In the Alternate: Create a Bucket List
Finally, if all of this seems too abstract or just too difficult, consider another alternative. Take a cue from the Rob Reiner film The Bucket List with Jack Nicholson and Morgan Freeman. No matter what your age or place on the Third Age transition journey, create a “bucket list”—a list of items (great and small, serious or fun, easy and hard, adventurous or mundane) you want to see, do, go to, achieve, learn, hear, explore, or experience before you “kick the bucket.” If the thought of kicking the bucket gets in your way, think of it as a life or dream list! Don’t worry about whether you can do them all. Just be creative and keep adding to the list.
Once your bucket list is started, pick an item and either do it or consider what one step you could take toward accomplishing it. Look at your list at least once a quarter (perhaps when filing your estimated taxes) and on January 1 of each year. Note the dates on your calendar to help you remember. The notation may also help remind you of the need to engage in seniority planning.
For more bucket list ideas, take a look at www.squidoo.com/100things.
When I started my own bucket list a number of years ago, I included seeing the pyramids (I have), learning to scuba dive (I haven’t yet), learning to play bridge (I am), and practicing law part time (I do). Becoming a life coach and writing an article for Experience magazine were definitely not on it. Some good things do happen serendipitously! Perhaps that’s a story for another article!

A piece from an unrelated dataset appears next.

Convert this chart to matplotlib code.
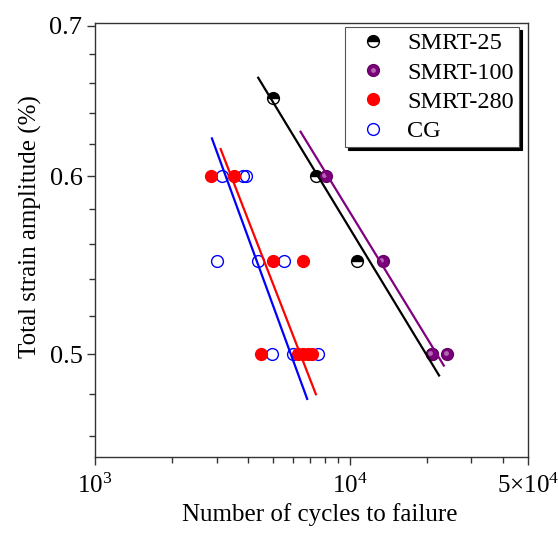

The definitions and measures of success in seniority are very personal. Each of us must determine what we will want to do and what we may be physically, financially, intellectually, and emotionally able to do as we age. For each of us, however, the process starts with thinking about and recognizing the inevitability of change and the need to perceive, consider, and weigh our options and plan accordingly. Ideally, we will each have the work/life/leisure balance we choose and the financial and social support we need to maintain it.